Staff Pick
Barker’s powerfully haunting and gut-wrenching retelling of The Iliad gives a voice to those made powerless by war. The Silence of the Girls will stand the test of time and custom and is a very grim reminder about what war and slavery entail. And it is more pertinent than ever! Recommended By Sheila N., Powells.com
What impressed me most about this absorbing novel is how Pat Barker counters the grand scale and heroic mythos of The Illiad with an equally bold and expansive portrait of the women caught at its center. The characters are phenomenal — nuanced and realistic, but still tied to the gods — and Barker's attention to historical detail makes the sights and smells of the Greek war camp and arena come to life. Harrowing and vivid, The Silence of the Girls belongs next to Christa Wolf's Cassandra and Euripedes's The Trojan Women in the tiny canon of exquisite works about the human collateral of the Trojan War.
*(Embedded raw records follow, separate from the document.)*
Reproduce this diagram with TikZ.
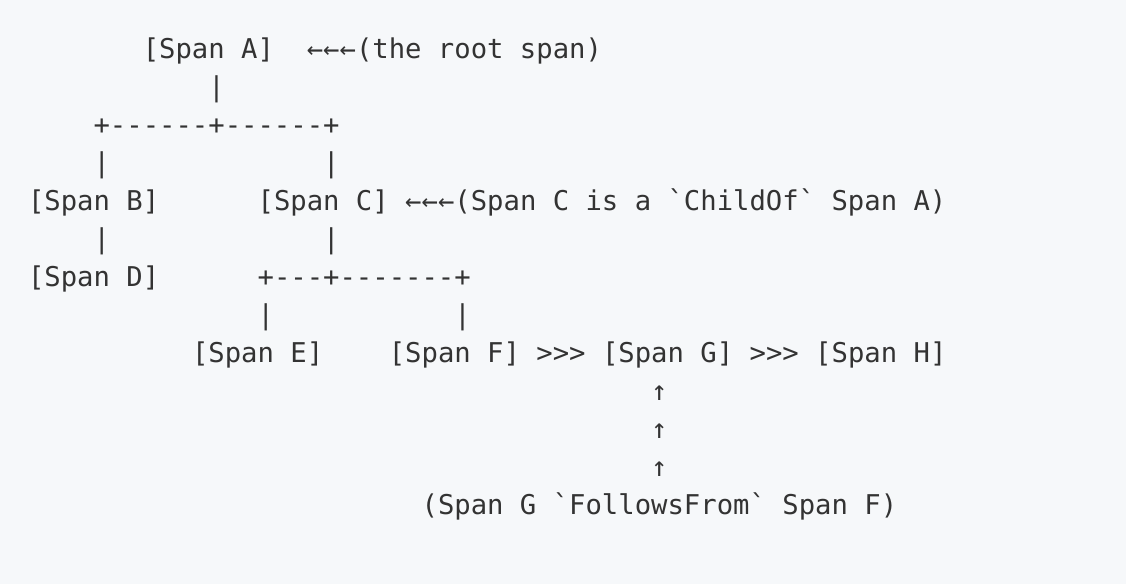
\documentclass[tikz,border=0pt]{standalone}
\usepackage{fontspec}
\setmonofont{DejaVu Sans Mono}
\definecolor{bg}{HTML}{F6F8FA}
\definecolor{ink}{HTML}{333333}
\def\cw{16.4}
\def\lh{38}
\def\xo{28}
\def\yo{58.7}
\tikzset{
  asc/.style={inner sep=0pt, outer sep=0pt, anchor=base west, text=ink,
    font=\ttfamily\fontsize{27.24}{38}\selectfont},
}
\newcommand\ascnode[4]{\node[asc] (#1) at ({\xo+#2*\cw},{-\yo-#3*\lh}) {#4};}
\begin{document}
\begin{tikzpicture}[x=1pt,y=1pt]
\useasboundingbox[fill=bg] (0,0) rectangle (1126,-584);
\ascnode{A}{7}{0}{[Span A]}
\ascnode{arrA}{17}{0}{←←←}
\ascnode{noteA}{20}{0}{(the root span)}
\ascnode{vA}{11}{1}{|}
\ascnode{brA}{4}{2}{+------+------+}
\ascnode{vB1}{4}{3}{|}
\ascnode{vC1}{18}{3}{|}
\ascnode{B}{0}{4}{[Span B]}
\ascnode{C}{14}{4}{[Span C]}
\ascnode{arrC}{23}{4}{←←←}
\ascnode{noteC}{26}{4}{(Span C is a \symbol{96}ChildOf\symbol{96} Span A)}
\ascnode{vD}{4}{5}{|}
\ascnode{vC2}{18}{5}{|}
\ascnode{D}{0}{6}{[Span D]}
\ascnode{brC}{14}{6}{+---+-------+}
\ascnode{vE}{14}{7}{|}
\ascnode{vF}{26}{7}{|}
\ascnode{E}{10}{8}{[Span E]}
\ascnode{F}{22}{8}{[Span F]}
\ascnode{fFG}{31}{8}{>>>}
\ascnode{G}{35}{8}{[Span G]}
\ascnode{fGH}{44}{8}{>>>}
\ascnode{H}{48}{8}{[Span H]}
\ascnode{up1}{38}{9}{↑}
\ascnode{up2}{38}{10}{↑}
\ascnode{up3}{38}{11}{↑}
\ascnode{noteG}{24}{12}{(Span G \symbol{96}FollowsFrom\symbol{96} Span F)}
\end{tikzpicture}
\end{document}
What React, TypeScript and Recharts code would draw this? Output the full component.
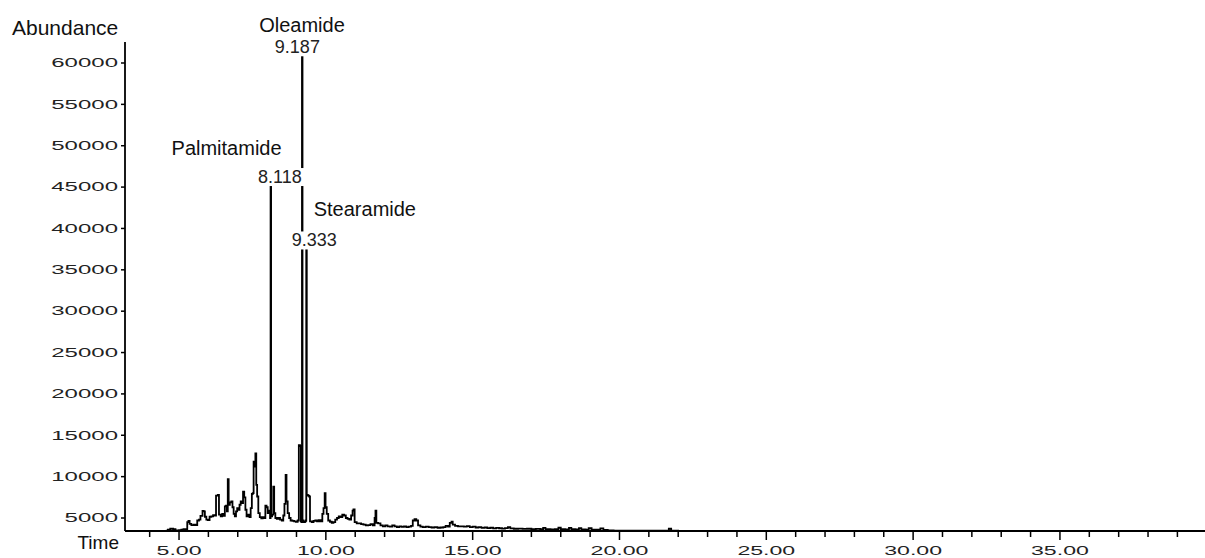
import { LineChart, Line, XAxis, YAxis, ReferenceDot } from 'recharts';

// [retention time (min), abundance]
const risingTrace: [number, number][] = [
  [4.55, 3480], [4.62, 3600], [4.7, 3700], [4.8, 3650], [4.88, 3500], [5.0, 3520],
  [5.08, 3600], [5.15, 3650], [5.22, 3620], [5.28, 4500], [5.32, 4650], [5.36, 4300],
  [5.42, 4150], [5.5, 4200], [5.56, 4150], [5.62, 4700], [5.68, 4800], [5.73, 5250],
  [5.8, 5850], [5.84, 5800], [5.88, 5150], [5.93, 4800], [5.98, 4750], [6.04, 5150],
  [6.1, 5200], [6.16, 5350], [6.22, 5300], [6.26, 7700], [6.32, 7800], [6.36, 5400],
  [6.42, 5200], [6.47, 5500], [6.52, 5250], [6.56, 6400], [6.6, 6500], [6.63, 5800],
  [6.66, 9700], [6.69, 6600], [6.73, 6900], [6.78, 7000], [6.82, 6300], [6.86, 5500],
  [6.9, 5200], [6.94, 5800], [6.98, 6200], [7.02, 6000], [7.06, 6600], [7.1, 7000],
  [7.14, 6800], [7.18, 8200], [7.22, 7500], [7.26, 6000], [7.3, 5200], [7.35, 5400],
  [7.4, 5100], [7.44, 6200], [7.48, 7900], [7.51, 8000], [7.54, 11800], [7.57, 11200],
  [7.6, 12800], [7.63, 9000], [7.66, 7600], [7.7, 5600], [7.75, 5100], [7.8, 4950],
  [7.85, 5100], [7.9, 5000], [7.94, 6500], [7.98, 6300], [8.02, 5600], [8.06, 5900],
  [8.1, 5000],
];

const amideTrace: [number, number][] = [
  [8.118, 45370], [8.135, 5200], [8.17, 5400], [8.21, 8780], [8.24, 5600], [8.28, 5000],
  [8.33, 4900], [8.38, 5000], [8.44, 4800], [8.5, 4700], [8.55, 5300], [8.59, 6700],
  [8.63, 10200], [8.66, 7000], [8.7, 5600], [8.75, 5000], [8.8, 4700], [8.86, 4650],
  [8.92, 4600], [8.98, 4550], [9.04, 4700], [9.08, 13800], [9.12, 13700], [9.15, 4600],
  [9.17, 4500], [9.187, 60720], [9.205, 4700], [9.24, 4500], [9.29, 4600], [9.318, 4700],
  [9.333, 37400], [9.35, 7800], [9.39, 7700], [9.43, 7600], [9.46, 4600], [9.52, 4500],
  [9.58, 4650], [9.64, 4700], [9.7, 4600], [9.76, 4750], [9.82, 4600], [9.88, 5500],
  [9.92, 6200], [9.96, 8000], [9.99, 6300], [10.03, 5500], [10.08, 4700],
];

const tailTrace: [number, number][] = [
  [10.14, 4550], [10.2, 4400], [10.26, 4500], [10.32, 4800], [10.38, 5000], [10.44, 5200],
  [10.5, 5100], [10.56, 5400], [10.62, 5300], [10.68, 5000], [10.74, 4900], [10.8, 4800],
  [10.86, 5300], [10.91, 5900], [10.94, 6050], [10.98, 4500], [11.05, 4350], [11.12, 4350],
  [11.2, 4250], [11.28, 4200], [11.36, 4100], [11.44, 4150], [11.52, 4250], [11.6, 4100],
  [11.66, 5000], [11.69, 5900], [11.72, 4400], [11.78, 4350], [11.86, 4100], [11.94, 4000],
  [12.02, 4100], [12.1, 4000], [12.18, 3950], [12.26, 4100], [12.34, 4000], [12.42, 3900],
  [12.5, 3980], [12.58, 3920], [12.66, 4000], [12.74, 3900], [12.82, 3950], [12.9, 4050],
  [12.96, 4700], [13.02, 4850], [13.08, 4700], [13.14, 4100], [13.22, 3950], [13.3, 3900],
  [13.4, 3950], [13.5, 3900], [13.6, 3850], [13.7, 3900], [13.8, 3820], [13.9, 3850],
  [14.0, 3900], [14.08, 4050], [14.16, 3950], [14.22, 4400], [14.28, 4550], [14.32, 4200],
  [14.4, 4050], [14.5, 3980], [14.6, 4000], [14.7, 3950], [14.8, 4020], [14.9, 3900],
  [15.0, 3950], [15.1, 3850], [15.2, 3900], [15.3, 3800], [15.4, 3850], [15.5, 3780],
  [15.6, 3820], [15.7, 3750], [15.8, 3800], [15.9, 3760], [16.0, 3720], [16.1, 3780],
  [16.2, 3900], [16.28, 3750], [16.4, 3700], [16.55, 3720], [16.7, 3680], [16.85, 3700],
  [17.0, 3650], [17.15, 3680], [17.3, 3640], [17.4, 3800], [17.48, 3650], [17.65, 3620],
  [17.8, 3640], [17.92, 3820], [18.0, 3650], [18.15, 3620], [18.28, 3800], [18.36, 3640],
  [18.5, 3620], [18.62, 3780], [18.7, 3620], [18.85, 3600], [18.95, 3760], [19.05, 3600],
  [19.2, 3580], [19.35, 3740], [19.45, 3560], [19.6, 3500], [19.8, 3470], [20.2, 3460],
  [21.0, 3460], [21.6, 3460], [21.68, 3700], [21.76, 3460], [22.0, 3450],
];

const peaks = [
  { name: 'Palmitamide', time: 8.118, abundance: 45370 },
  { name: 'Oleamide', time: 9.187, abundance: 60720 },
  { name: 'Stearamide', time: 9.333, abundance: 37400 },
];

const timeTicks = [4, 5, 6, 7, 8, 9, 10, 11, 12, 13, 14, 15, 16, 17, 18, 19, 20, 21, 22, 23, 24, 25, 26, 27, 28, 29, 30, 31, 32, 33, 34, 35, 36, 37, 38, 39];
const abundanceTicks = [5000, 10000, 15000, 20000, 25000, 30000, 35000, 40000, 45000, 50000, 55000, 60000];

const data = [...risingTrace, ...amideTrace, ...tailTrace].map(([time, abundance]) => ({ time, abundance }));

// label placement relative to the peak apex (px)
const labelPos: Record<string, { nameDx: number; nameDy: number; numDx: number; numDy: number }> = {
  Palmitamide: { nameDx: -44, nameDy: -29, numDx: 9.3, numDy: -1 },
  Oleamide: { nameDx: 0, nameDy: -25, numDx: -4.6, numDy: -4 },
  Stearamide: { nameDx: 58.6, nameDy: -33.5, numDx: 8, numDy: -3.5 },
};

const FONT = '"Liberation Sans", Arial, sans-serif';

function TimeTick({ x, y, payload }: any) {
  const v = payload.value;
  const major = v % 5 === 0;
  return (
    <g>
      <line x1={x} x2={x} y1={y} y2={y + (major ? 9 : 6)} stroke="#000" strokeWidth={1.5} />
      {major && (
        <text transform={`translate(${x},${y + 23.5}) scale(1.85,1)`} textAnchor="middle" fontFamily={FONT} fontSize={12.5} fill="#222">
          {v.toFixed(2)}
        </text>
      )}
    </g>
  );
}

function AbundanceTick({ x, y, payload }: any) {
  return (
    <g>
      <line x1={x - 4} x2={x} y1={y} y2={y} stroke="#000" strokeWidth={1.5} />
      <text transform={`translate(${x - 7},${y + 4.3}) scale(2,1)`} textAnchor="end" fontFamily={FONT} fontSize={12} fill="#222">
        {payload.value}
      </text>
    </g>
  );
}

function PeakLabel({ cx, cy, peak }: any) {
  const p = labelPos[peak.name];
  const numX = cx + p.numDx;
  const numY = cy + p.numDy;
  return (
    <g>
      <rect x={numX - 24.5} y={numY - 15} width={49} height={18} fill="#fff" />
      <text x={numX} y={numY} textAnchor="middle" fontFamily={FONT} fontSize={18} fill="#222">
        {peak.time.toFixed(3)}
      </text>
      <text x={cx + p.nameDx} y={cy + p.nameDy} textAnchor="middle" fontFamily={FONT} fontSize={20} fill="#111">
        {peak.name}
      </text>
    </g>
  );
}

export default function App() {
  return (
    <div style={{ position: 'absolute', left: 0, top: 0, width: 1205, height: 558, background: '#fff' }}>
      <LineChart width={1205} height={558} data={data} margin={{ top: 42, right: 0, bottom: 0, left: 0 }}>
        <XAxis
          dataKey="time"
          type="number"
          domain={[3.16, 39.94]}
          allowDataOverflow
          ticks={timeTicks}
          interval={0}
          height={27}
          tickSize={0}
          tickMargin={0}
          tickLine={false}
          axisLine={{ stroke: '#000', strokeWidth: 1.8 }}
          tick={<TimeTick />}
        />
        <YAxis
          type="number"
          domain={[3429, 62538]}
          allowDataOverflow
          ticks={abundanceTicks}
          interval={0}
          width={125}
          tickSize={0}
          tickMargin={0}
          tickLine={false}
          axisLine={{ stroke: '#000', strokeWidth: 1.8 }}
          tick={<AbundanceTick />}
        />
        <Line
          dataKey="abundance"
          type="stepAfter"
          stroke="#000"
          strokeWidth={1.8}
          dot={false}
          isAnimationActive={false}
        />
        {peaks.map((pk) => (
          <ReferenceDot
            key={pk.name}
            x={pk.time}
            y={pk.abundance}
            r={0}
            shape={(props: any) => <PeakLabel {...props} peak={pk} />}
          />
        ))}
      </LineChart>
      <svg width={1205} height={558} style={{ position: 'absolute', left: 0, top: 0, pointerEvents: 'none' }}>
        <text x={12} y={35} fontFamily={FONT} fontSize={21} fill="#111">Abundance</text>
        <text x={119} y={549} textAnchor="end" fontFamily={FONT} fontSize={19} fill="#111">Time</text>
      </svg>
    </div>
  );
}
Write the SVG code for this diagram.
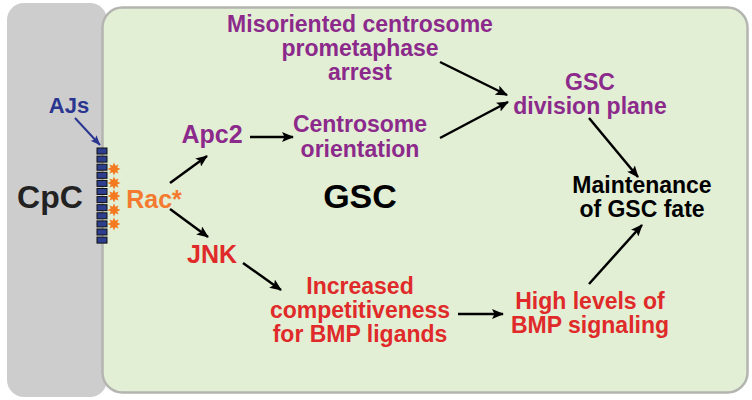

Recommended By Rhianna W., Powells.com
A retelling of the story of the fall of Troy told from a woman’s perspective — but not just any woman, a queen, Briseis, who becomes a slave when captured. Her rape and subsequent life as a piece of property owned by Achilles form the center of this story. It is a story about a particular time and place, but also a timeless story of the plight of women in a war zone. Recommended By Miriam S., Powells.com
Synopses & Reviews
A Washington Post Notable Book
One of the Best Books of the Year: NPR, The Economist, Financial Times
Shortlisted for the Costa Novel Award
Finalist for the Women's Prize for Fiction
Here is the story of the Iliad as we've never heard it before: in the words of Briseis, Trojan queen and captive of Achilles. Given only a few words in Homer's epic and largely erased by history, she is nonetheless a pivotal figure in the Trojan War. In these pages she comes fully to life: wry, watchful, forging connections among her fellow female prisoners even as she is caught between Greece's two most powerful warriors. Her story pulls back the veil on the thousands of women who lived behind the scenes of the Greek army camp — concubines, nurses, prostitutes, the women who lay out the dead — as gods and mortals spar, and as a legendary war hurtles toward its inevitable conclusion. Brilliantly written, filled with moments of terror and beauty, The Silence of the Girls gives voice to an extraordinary woman — and makes an ancient story new again.
Review
"A must read....Both lyrical and brutal, Barker's novel is not to savor delicately but rather to be devoured in great bloody gulps." Library Journal (Starred Review)
Review
"Brilliant....This is an important, powerful, memorable book that invites us to look differently not only at The Iliad but at our own ways of telling stories about the past and the present." The Guardian
Review
"[A] fiercely feminist retelling of the Iliad....[Barker] sings the rage of Briseis, captive queen." O, The Oprah Magazine
Review
"Eloquent....Speaks to our times while describing those long gone." The Washington Post
About the Author
Pat Barker is the author of Union Street, Blow Your House Down, Liza's England, The Man Who Wasn't There, the Regeneration trilogy (Regeneration, The Eye in the Door, and The Ghost Road, which won the Booker Prize), Another World, Border Crossing, Double Vision, and the Life Class trilogy (Life Class, Toby's Room, and Noonday). She lives in Durham, England.